Unternehmen passen sich an weltweite Ereignisse an
Der Index analysiert mehr als 3.750 Unternehmen und Finanzmarktindikatoren, um die Notlage der Unternehmen zu untersuchen. Er berücksichtigt bei der Indexerstellung wichtige Unternehmenskennzahlen wie Liquidität, Risiko, Bewertung, Investitionen und Rentabilität.
Der jüngste Bericht zeigt, dass die Schieflage der Unternehmen im Vergleich zum Vorquartal in Großbritannien und Frankreich zurückgegangen ist. In Deutschland hingegen ist sie gestiegen, und auch in Spanien und Italien ist sie leicht angestiegen.
Andrew Wilkinson, Senior Restructuring Partner und Co-Leiter von Weils Londoner Restrukturierungsabteilung, sagte gegenüber Euronews: „Was wir in letzter Zeit also beobachten konnten, ist, dass der Index vor etwa zwei Jahren begann, deutlich zu steigen, und das spiegelte die Energieprobleme, die Öl- und Gaspreisspitzen und den Krieg in der Ukraine wider.“
„Steigende Zinssätze und ein Zusammentreffen von Faktoren führten zu einem recht starken Anstieg des Index.
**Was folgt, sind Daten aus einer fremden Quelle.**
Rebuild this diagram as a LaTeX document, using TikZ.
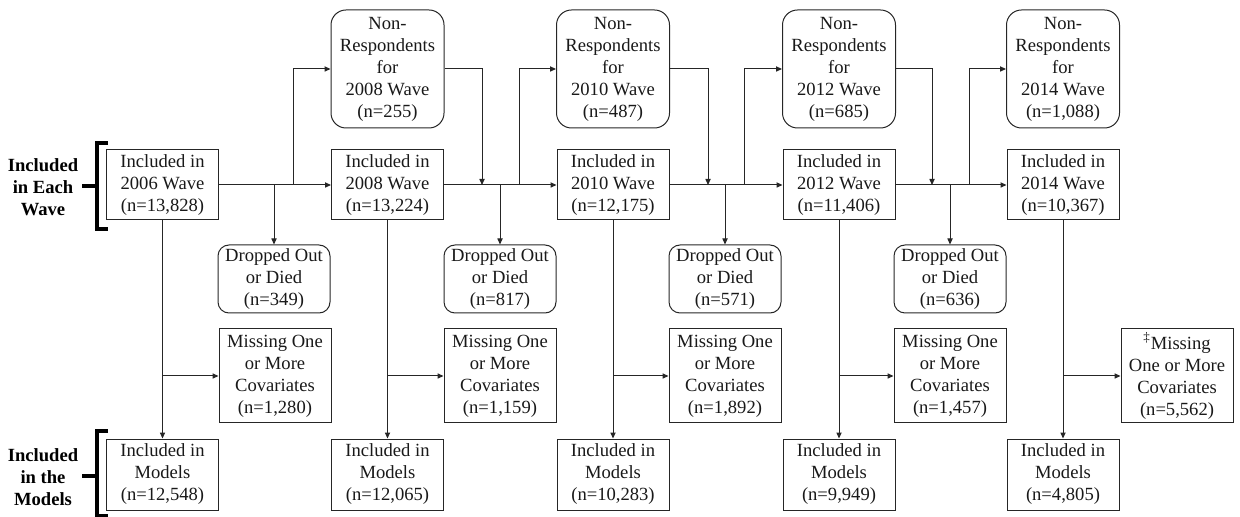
\documentclass[tikz,border=0pt]{standalone}
\usepackage{fontspec}
\setmainfont{Liberation Serif}
\usetikzlibrary{arrows.meta}
\begin{document}
\begin{tikzpicture}[x=0.5pt,y=-0.5pt,
  base/.style={draw=black!85, line width=0.5pt, inner sep=0pt, align=center,
    font=\fontsize{9.3}{11}\selectfont, text=black!90},
  wave/.style={base, minimum width=56pt, minimum height=35pt},
  nonresp/.style={base, rounded corners=7.5pt, minimum width=56.5pt, minimum height=59pt},
  drop/.style={base, rounded corners=5.5pt, minimum width=56pt, minimum height=34pt},
  miss/.style={base, minimum width=56pt, minimum height=47pt},
  model/.style={base, minimum width=56pt, minimum height=35.5pt},
  arr/.style={line width=0.5pt, draw=black!85, -{Triangle[length=3pt,width=2.6pt]}},
  brk/.style={line width=1.6pt, draw=black},
  lab/.style={font=\bfseries\fontsize{9.3}{11}\selectfont, align=center, inner sep=0pt}
]
\useasboundingbox (0,0) rectangle (1240,517);

% wave boxes
\node[wave] (w06) at (162.5,185) {Included in\\2006 Wave\\(n=13,828)};
\node[wave] (w08) at (387.5,185) {Included in\\2008 Wave\\(n=13,224)};
\node[wave] (w10) at (613,185) {Included in\\2010 Wave\\(n=12,175)};
\node[wave] (w12) at (839,185) {Included in\\2012 Wave\\(n=11,406)};
\node[wave] (w14) at (1063,185) {Included in\\2014 Wave\\(n=10,367)};

% non-respondents
\node[nonresp] (n08) at (387.5,69) {Non-\\Respondents\\for\\2008 Wave\\(n=255)};
\node[nonresp] (n10) at (613,69) {Non-\\Respondents\\for\\2010 Wave\\(n=487)};
\node[nonresp] (n12) at (839,69) {Non-\\Respondents\\for\\2012 Wave\\(n=685)};
\node[nonresp] (n14) at (1063,69) {Non-\\Respondents\\for\\2014 Wave\\(n=1,088)};

% dropped
\node[drop] (d1) at (274,279) {Dropped Out\\or Died\\(n=349)};
\node[drop] (d2) at (500,279) {Dropped Out\\or Died\\(n=817)};
\node[drop] (d3) at (725,279) {Dropped Out\\or Died\\(n=571)};
\node[drop] (d4) at (950,279) {Dropped Out\\or Died\\(n=636)};

% missing
\node[miss] (m1) at (275,376) {Missing One\\or More\\Covariates\\(n=1,280)};
\node[miss] (m2) at (500,376) {Missing One\\or More\\Covariates\\(n=1,159)};
\node[miss] (m3) at (725,376) {Missing One\\or More\\Covariates\\(n=1,892)};
\node[miss] (m4) at (950,376) {Missing One\\or More\\Covariates\\(n=1,457)};
\node[miss] (m5) at (1177,376) {\textsuperscript{‡}Missing\\One or More\\Covariates\\(n=5,562)};

% models
\node[model] (f06) at (162.5,474.5) {Included in\\Models\\(n=12,548)};
\node[model] (f08) at (387.5,474.5) {Included in\\Models\\(n=12,065)};
\node[model] (f10) at (613,474.5) {Included in\\Models\\(n=10,283)};
\node[model] (f12) at (839,474.5) {Included in\\Models\\(n=9,949)};
\node[model] (f14) at (1063,474.5) {Included in\\Models\\(n=4,805)};

% branch coordinates
\coordinate (u1) at (293,185);
\coordinate (u2) at (519,185);
\coordinate (u3) at (744,185);
\coordinate (u4) at (969,185);
\coordinate (v2) at (482,185);
\coordinate (v3) at (708,185);
\coordinate (v4) at (932,185);

% main row
\draw[arr] (w06.east) -- (w08.west);
\draw[arr] (w08.east) -- (w10.west);
\draw[arr] (w10.east) -- (w12.west);
\draw[arr] (w12.east) -- (w14.west);

% drop branches
\draw[arr] (w06.east -| d1.north) -- (d1.north);
\draw[arr] (w08.east -| d2.north) -- (d2.north);
\draw[arr] (w10.east -| d3.north) -- (d3.north);
\draw[arr] (w12.east -| d4.north) -- (d4.north);

% to non-respondents
\draw[arr] (u1) |- (n08.west);
\draw[arr] (u2) |- (n10.west);
\draw[arr] (u3) |- (n12.west);
\draw[arr] (u4) |- (n14.west);

% back from non-respondents
\draw[arr] (n08.east) -| (v2);
\draw[arr] (n10.east) -| (v3);
\draw[arr] (n12.east) -| (v4);

% vertical to models
\draw[arr] (w06.south) -- (f06.north);
\draw[arr] (w08.south) -- (f08.north);
\draw[arr] (w10.south) -- (f10.north);
\draw[arr] (w12.south) -- (f12.north);
\draw[arr] (w14.south) -- (f14.north);

% to missing
\draw[arr] (w06.south |- m1.west) -- (m1.west);
\draw[arr] (w08.south |- m2.west) -- (m2.west);
\draw[arr] (w10.south |- m3.west) -- (m3.west);
\draw[arr] (w12.south |- m4.west) -- (m4.west);
\draw[arr] (w14.south |- m5.west) -- (m5.west);

% brackets and labels
\node[lab] (lw) at (43,187) {Included\\in Each\\Wave};
\node[lab] (lm) at (43,477) {Included\\in the\\Models};
\draw[brk] (108,143) -- (97,143) -- (97,229) -- (108,229);
\draw[brk] (82,186) -- (97,186);
\draw[brk] (108,431) -- (97,431) -- (97,516) -- (108,516);
\draw[brk] (82,476) -- (97,476);
\end{tikzpicture}
\end{document}
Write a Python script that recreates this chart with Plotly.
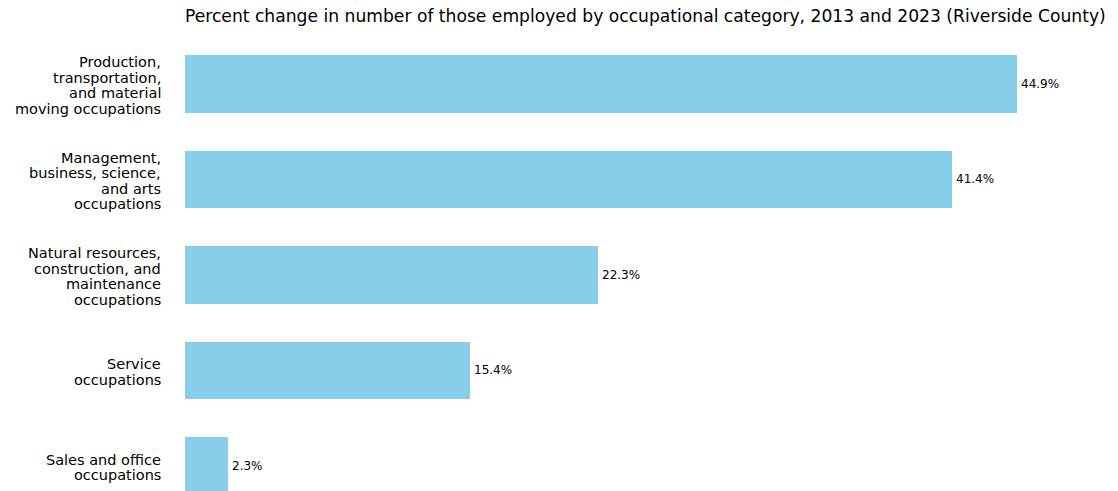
import plotly.graph_objects as go

# data (bottom to top, like a matplotlib barh)
categories = [
    "Sales and office\noccupations",
    "Service\noccupations",
    "Natural resources,\nconstruction, and\nmaintenance\noccupations",
    "Management,\nbusiness, science,\nand arts\noccupations",
    "Production,\ntransportation,\nand material\nmoving occupations",
]
pct_change = [2.3, 15.4, 22.3, 41.4, 44.9]
value_labels = [f"{v:.1f}%" for v in pct_change]

title = ("Percent change in number of those employed by occupational category, "
         "2013 and 2023 (Riverside County)")

FONT = "DejaVu Sans"
BAR_COLOR = "#87CEEB"
LINE_H = 15.4
PAGE_PAD = 8  # browser body margin, figure gets shifted by this much

fig = go.Figure()
fig.add_trace(go.Bar(
    x=pct_change,
    y=categories,
    orientation="h",
    width=0.6,
    marker=dict(color=BAR_COLOR, line=dict(width=0)),
    hoverinfo="skip",
))

annotations = []
# category labels, one annotation per line so the line spacing stays tight
for cat in categories:
    lines = cat.split("\n")
    n = len(lines)
    for i, line in enumerate(lines):
        annotations.append(dict(
            x=0, xref="paper", xanchor="right", xshift=-22,
            y=cat, yref="y", yanchor="middle",
            yshift=((n - 1) / 2 - i) * LINE_H - 1.5,
            text=line, showarrow=False,
            font=dict(family=FONT, size=14.5, color="#000000"),
        ))

# value labels at the end of each bar
for cat, v, lab in zip(categories, pct_change, value_labels):
    annotations.append(dict(
        x=v, xref="x", xanchor="left", xshift=2,
        y=cat, yref="y", yanchor="middle",
        text=lab, showarrow=False,
        font=dict(family=FONT, size=12, color="#000000"),
    ))

W, H = 1118 - PAGE_PAD, 491 - PAGE_PAD
fig.update_layout(
    width=W,
    height=H,
    margin=dict(l=185 - PAGE_PAD, r=0, t=33 - PAGE_PAD, b=0),
    paper_bgcolor="white",
    plot_bgcolor="white",
    showlegend=False,
    bargap=0,
    title=dict(
        text=title,
        x=(185 - PAGE_PAD) / W, xanchor="left", xref="container",
        y=1 - (16 - PAGE_PAD) / H, yanchor="middle", yref="container",
        font=dict(family=FONT, size=17.15, color="#000000"),
    ),
    xaxis=dict(range=[0, 50.35], visible=False),
    yaxis=dict(
        type="category",
        categoryorder="array",
        categoryarray=categories,
        range=[-0.262, 4.534],
        visible=False,
    ),
    annotations=annotations,
    font=dict(family=FONT),
)

fig.write_html("out.html")
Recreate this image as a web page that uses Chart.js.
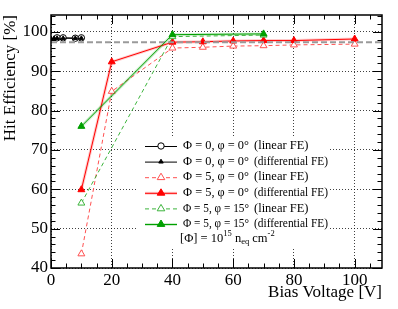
<!DOCTYPE html>
<html>
<head>
<meta charset="utf-8">
<script src="https://cdn.jsdelivr.net/npm/chart.js@4.4.1/dist/chart.umd.min.js"></script>
<style>
html, body { margin: 0; padding: 0; background: #fff; }
</style>
</head>
<body>
<canvas id="grafica" width="398" height="309"></canvas>
<script>
'use strict'
//Datos (voltaje en V, eficiencia en %)

//Φ = 0, φ = 0° (linear FE)
const x_lin0 = [2, 4, 8, 10];
const y_lin0 = [98.5, 98.5, 98.4, 98.5];
//Φ = 0, φ = 0° (differential FE)
const x_dif0 = [0, 1, 2, 4, 8, 10];
const y_dif0 = [98.3, 98.4, 98.4, 98.4, 98.4, 98.4];
//Φ = 5, φ = 0° (linear FE)
const x_lin5 = [10, 20, 40, 50, 60, 70, 80, 100];
const y_lin5 = [43.6, 84.9, 95.9, 96.1, 96.4, 96.5, 96.7, 96.9];
//Φ = 5, φ = 0° (differential FE)
const x_dif5 = [10, 20, 40, 50, 60, 70, 80, 100];
const y_dif5 = [59.9, 92.4, 97.4, 97.5, 97.7, 97.8, 97.8, 98.2];
//Φ = 5, φ = 15° (linear FE)
const x_lin15 = [10, 40, 70];
const y_lin15 = [56.5, 98.8, 99.2];
//Φ = 5, φ = 15° (differential FE)
const x_dif15 = [10, 40, 70];
const y_dif15 = [76.0, 99.3, 99.5];

//Línea de referencia gris
const referencia = 97.4;

//Ejes
const x_min = 0, x_max = 109;
const y_min = 40, y_max = 104.3;
const x_ticks = [0, 20, 40, 60, 80, 100];
const y_ticks = [40, 50, 60, 70, 80, 90, 100];

const serif = "'Liberation Serif', 'DejaVu Serif', serif";

function puntos(xs, ys) {
    return xs.map((x, i) => ({x: x, y: ys[i]}));
}

//Estilos de cada serie (también se usan en la leyenda)
const estilos = [
    {t1: 'Φ = 0, φ = 0°', t2: '(linear FE)', color: '#000000', dash: [], band: null, forma: 'circle', lleno: false, r: 3.2},
    {t1: 'Φ = 0, φ = 0°', t2: '(differential FE)', color: '#000000', dash: [], band: null, forma: 'triangle', lleno: true, r: 2.4},
    {t1: 'Φ = 5, φ = 0°', t2: '(linear FE)', color: '#ff5050', dash: [4, 3], band: null, forma: 'triangle', lleno: false, r: 4},
    {t1: 'Φ = 5, φ = 0°', t2: '(differential FE)', color: '#ff0000', dash: [], band: 'rgba(255,0,0,0.2)', forma: 'triangle', lleno: true, r: 4},
    {t1: 'Φ = 5, φ = 15°', t2: '(linear FE)', color: '#3cb43c', dash: [4, 3], band: null, forma: 'triangle', lleno: false, r: 4},
    {t1: 'Φ = 5, φ = 15°', t2: '(differential FE)', color: '#00a000', dash: [], band: 'rgba(0,160,0,0.2)', forma: 'triangle', lleno: true, r: 4}
];

const series = [
    puntos(x_lin0, y_lin0),
    puntos(x_dif0, y_dif0),
    puntos(x_lin5, y_lin5),
    puntos(x_dif5, y_dif5),
    puntos(x_lin15, y_lin15),
    puntos(x_dif15, y_dif15)
];

const datasets = [];
series.forEach((data, i) => {
    const e = estilos[i];
    if (e.band) {
        datasets.push({
            data: data,
            borderColor: e.band,
            borderWidth: 3,
            pointRadius: 0,
            order: 20 + i
        });
    }
    datasets.push({
        data: data,
        borderColor: e.color,
        borderWidth: 1,
        borderDash: e.dash,
        pointStyle: e.forma,
        pointRadius: e.r,
        pointBorderWidth: 1,
        pointBorderColor: e.color,
        pointBackgroundColor: e.lleno ? e.color : '#ffffff',
        order: 10 - i
    });
});

//Línea gris discontinua
datasets.push({
    data: [{x: x_min, y: referencia}, {x: x_max, y: referencia}],
    borderColor: '#9a9a9a',
    borderWidth: 2,
    borderDash: [6, 3],
    pointRadius: 0,
    order: 5
});

function triangulo(ctx, x, y, r) {
    ctx.beginPath();
    ctx.moveTo(x, y - r);
    ctx.lineTo(x + r * 0.95, y + r * 0.6);
    ctx.lineTo(x - r * 0.95, y + r * 0.6);
    ctx.closePath();
}

//Caja blanca de la leyenda
const cajaLeyenda = {
    id: 'cajaLeyenda',
    beforeDatasetsDraw(chart) {
        const ctx = chart.ctx;
        ctx.save();
        ctx.fillStyle = '#ffffff';
        ctx.fillRect(138, 137, 190, 110);
        ctx.restore();
    }
};

//Marco y marcas hacia dentro, estilo ROOT
const marcasEjes = {
    id: 'marcasEjes',
    afterDatasetsDraw(chart) {
        const ctx = chart.ctx;
        const a = chart.chartArea;
        const sx = chart.scales.x;
        const sy = chart.scales.y;
        ctx.save();
        ctx.strokeStyle = '#000';
        ctx.lineWidth = 1;
        ctx.beginPath();
        for (let v = x_min; v <= x_max; v += 5) {
            const px = Math.round(sx.getPixelForValue(v)) + 0.5;
            const l = (v % 20 === 0) ? 9 : 4.5;
            ctx.moveTo(px, a.bottom); ctx.lineTo(px, a.bottom - l);
            ctx.moveTo(px, a.top); ctx.lineTo(px, a.top + l);
        }
        for (let v = y_min; v <= y_max; v += 2) {
            const py = Math.round(sy.getPixelForValue(v)) + 0.5;
            const l = (v % 10 === 0) ? 9 : 4.5;
            ctx.moveTo(a.left, py); ctx.lineTo(a.left + l, py);
            ctx.moveTo(a.right, py); ctx.lineTo(a.right - l, py);
        }
        ctx.stroke();
        ctx.lineWidth = 1.5;
        ctx.strokeRect(a.left, a.top, a.right - a.left, a.bottom - a.top);
        ctx.restore();
    }
};

//Leyenda dibujada a mano
const leyendaROOT = {
    id: 'leyendaROOT',
    afterDraw(chart) {
        const ctx = chart.ctx;
        ctx.save();
        ctx.font = '12.5px ' + serif;
        ctx.textBaseline = 'middle';
        estilos.forEach((e, i) => {
            const y = 146 + i * 15.6;
            if (e.band) {
                ctx.strokeStyle = e.band;
                ctx.lineWidth = 3;
                ctx.setLineDash([]);
                ctx.beginPath(); ctx.moveTo(145, y + 0.5); ctx.lineTo(177, y + 0.5); ctx.stroke();
            }
            ctx.strokeStyle = e.color;
            ctx.lineWidth = 1;
            ctx.setLineDash(e.dash);
            ctx.beginPath(); ctx.moveTo(145, y + 0.5); ctx.lineTo(177, y + 0.5); ctx.stroke();
            ctx.setLineDash([]);
            ctx.fillStyle = e.lleno ? e.color : '#fff';
            if (e.forma === 'circle') {
                ctx.beginPath(); ctx.arc(161, y, e.r, 0, Math.PI * 2);
            } else {
                triangulo(ctx, 161, y, e.r);
            }
            ctx.fill(); ctx.stroke();
            ctx.fillStyle = '#000';
            ctx.fillText(e.t1, 183, y, 66);
            ctx.fillText(e.t2, 254, y, 74);
        });
        //[Φ] = 10^15 n_eq cm^-2
        let x = 180;
        const y = 238.5;
        const partes = [['[Φ] = 10', 0, 12.5], ['15', -5, 8.5], [' n', 0, 12.5], ['eq', 3, 8.5], [' cm', 0, 12.5], ['-2', -5, 8.5]];
        partes.forEach(p => {
            ctx.font = p[2] + 'px ' + serif;
            ctx.fillText(p[0], x, y + p[1]);
            x += ctx.measureText(p[0]).width;
        });
        ctx.restore();
    }
};

const ctx_eficiencia = document.getElementById('grafica').getContext('2d');

const grafica = new Chart(ctx_eficiencia, {
    type: 'line',
    data: {datasets: datasets},
    options: {
        animation: false,
        responsive: false,
        layout: {padding: {top: 15, right: 16, left: 0, bottom: 0}},
        plugins: {
            legend: {display: false},
            tooltip: {enabled: false}
        },
        scales: {
            x: {
                type: 'linear',
                min: x_min,
                max: x_max,
                afterBuildTicks: (s) => { s.ticks = x_ticks.map(v => ({value: v})); },
                afterFit: (s) => { s.height = 41; },
                ticks: {color: '#000', font: {family: serif, size: 17}, padding: 2, maxRotation: 0},
                grid: {color: 'rgba(0,0,0,0.75)', drawTicks: false},
                border: {display: false, dash: [1, 2]},
                title: {display: true, text: 'Bias Voltage [V]', align: 'end', color: '#000', font: {family: serif, size: 17}, padding: {top: 0, bottom: 6}}
            },
            y: {
                type: 'linear',
                min: y_min,
                max: y_max,
                afterBuildTicks: (s) => { s.ticks = y_ticks.map(v => ({value: v})); },
                afterFit: (s) => { s.width = 51; },
                ticks: {color: '#000', font: {family: serif, size: 17}, padding: 3},
                grid: {color: 'rgba(0,0,0,0.75)', drawTicks: false},
                border: {display: false, dash: [1, 2]},
                title: {display: true, text: 'Hit Efficiency [%]', align: 'end', color: '#000', font: {family: serif, size: 17}, padding: {top: 0, bottom: 0}}
            }
        }
    },
    plugins: [cajaLeyenda, marcasEjes, leyendaROOT]
});
</script>
</body>
</html>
Es kam also zu einem erheblichen und schwerwiegenden Anstieg der Unternehmenskrise, der bereits 2021 recht stark zunahm und sich bis ins Jahr 2022 fortsetzte.“
„Ich denke, dass die Zinsen in diesem Quartal wieder sinken. Das sind also gute Nachrichten. Wir glauben, dass sich die Notlage der Unternehmen in ganz Europa abschwächt. Das spiegelt offensichtlich die Annahme der Menschen wider, dass der Zinszyklus seinen Höhepunkt überschritten hat und die Zinsen nun nachgeben werden, dass die Inflation deutlich nachgelassen hat. Wir haben immer noch den Krieg in der Ukraine, wir haben immer noch relativ hohe Energiepreise, aber sie haben sich einigermaßen stabilisiert und die Menschen kommen damit klar.“
Das Wirtschaftswachstum im Euroraum stieg im 1. Quartal 2024 ebenfalls um 0,3 %, was über den Erwartungen lag und möglicherweise das Ende einer leichten Rezession signalisieren könnte. Darüber hinaus dürfte das Bruttoinlandsprodukt (BIP) im Euroraum in diesem Jahr laut der Europäischen Kommission wahrscheinlich um 0,8 % steigen.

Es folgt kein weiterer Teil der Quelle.